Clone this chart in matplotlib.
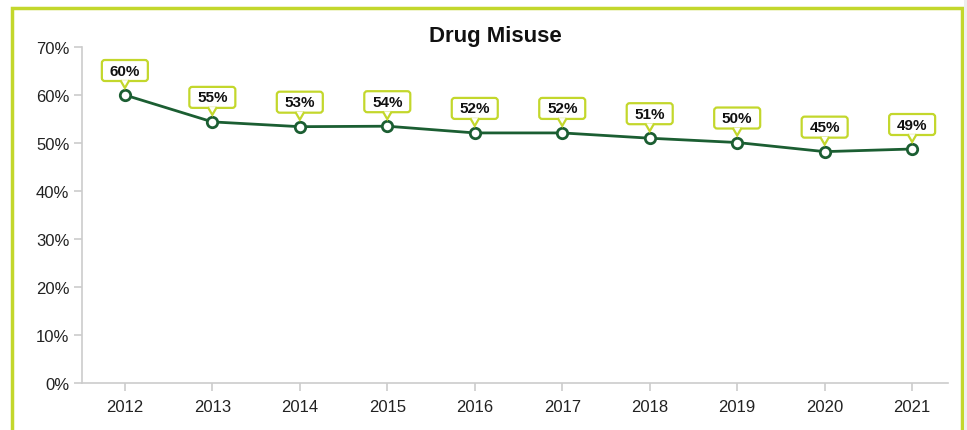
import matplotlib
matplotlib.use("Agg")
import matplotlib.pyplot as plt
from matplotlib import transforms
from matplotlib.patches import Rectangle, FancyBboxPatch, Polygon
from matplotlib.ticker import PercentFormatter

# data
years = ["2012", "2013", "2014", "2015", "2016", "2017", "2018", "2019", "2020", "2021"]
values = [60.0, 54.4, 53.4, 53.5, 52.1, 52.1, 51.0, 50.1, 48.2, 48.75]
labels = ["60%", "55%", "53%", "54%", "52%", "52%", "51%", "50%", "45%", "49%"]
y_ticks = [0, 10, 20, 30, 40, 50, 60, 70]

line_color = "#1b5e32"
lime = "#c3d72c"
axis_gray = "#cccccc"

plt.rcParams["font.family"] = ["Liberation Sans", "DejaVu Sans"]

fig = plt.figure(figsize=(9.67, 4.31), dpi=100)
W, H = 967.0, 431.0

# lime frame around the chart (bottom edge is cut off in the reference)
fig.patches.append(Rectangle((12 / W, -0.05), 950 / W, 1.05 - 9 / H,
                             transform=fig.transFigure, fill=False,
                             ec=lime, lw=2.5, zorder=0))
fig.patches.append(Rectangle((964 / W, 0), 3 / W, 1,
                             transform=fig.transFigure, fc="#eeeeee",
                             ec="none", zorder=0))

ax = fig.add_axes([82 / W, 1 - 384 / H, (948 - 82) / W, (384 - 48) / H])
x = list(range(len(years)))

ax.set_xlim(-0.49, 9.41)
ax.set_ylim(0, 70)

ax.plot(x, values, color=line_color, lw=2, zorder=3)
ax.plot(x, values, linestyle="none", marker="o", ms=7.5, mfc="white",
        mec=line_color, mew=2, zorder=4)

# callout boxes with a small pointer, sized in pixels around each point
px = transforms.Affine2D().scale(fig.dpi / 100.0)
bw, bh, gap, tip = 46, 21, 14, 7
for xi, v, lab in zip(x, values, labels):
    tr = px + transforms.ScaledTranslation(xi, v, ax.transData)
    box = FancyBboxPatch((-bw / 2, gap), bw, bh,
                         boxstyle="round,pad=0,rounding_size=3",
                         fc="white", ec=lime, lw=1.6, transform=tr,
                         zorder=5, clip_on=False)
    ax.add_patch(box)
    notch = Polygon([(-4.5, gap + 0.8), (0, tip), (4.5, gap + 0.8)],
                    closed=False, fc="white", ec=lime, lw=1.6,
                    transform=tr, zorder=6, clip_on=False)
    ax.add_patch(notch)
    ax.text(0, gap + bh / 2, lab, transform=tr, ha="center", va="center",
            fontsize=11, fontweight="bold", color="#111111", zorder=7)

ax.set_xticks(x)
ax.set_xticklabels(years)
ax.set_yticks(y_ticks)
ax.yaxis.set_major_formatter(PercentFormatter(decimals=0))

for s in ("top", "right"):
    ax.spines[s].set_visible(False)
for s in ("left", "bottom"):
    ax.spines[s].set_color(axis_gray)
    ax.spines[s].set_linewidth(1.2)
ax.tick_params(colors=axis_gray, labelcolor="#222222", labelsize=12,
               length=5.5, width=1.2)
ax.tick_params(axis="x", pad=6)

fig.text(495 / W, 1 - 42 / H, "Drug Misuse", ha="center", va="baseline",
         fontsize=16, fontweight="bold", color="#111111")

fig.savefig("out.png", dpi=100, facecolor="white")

============================================================

Exactly as written, please give again the lines from the beginning of the listing through the line containing "from matplotlib.ticker import", inclusive, without any pictures.

§ Problem solution:
Clone this chart in matplotlib.
import matplotlib
matplotlib.use("Agg")
import matplotlib.pyplot as plt
from matplotlib import transforms
from matplotlib.patches import Rectangle, FancyBboxPatch, Polygon
from matplotlib.ticker import PercentFormatter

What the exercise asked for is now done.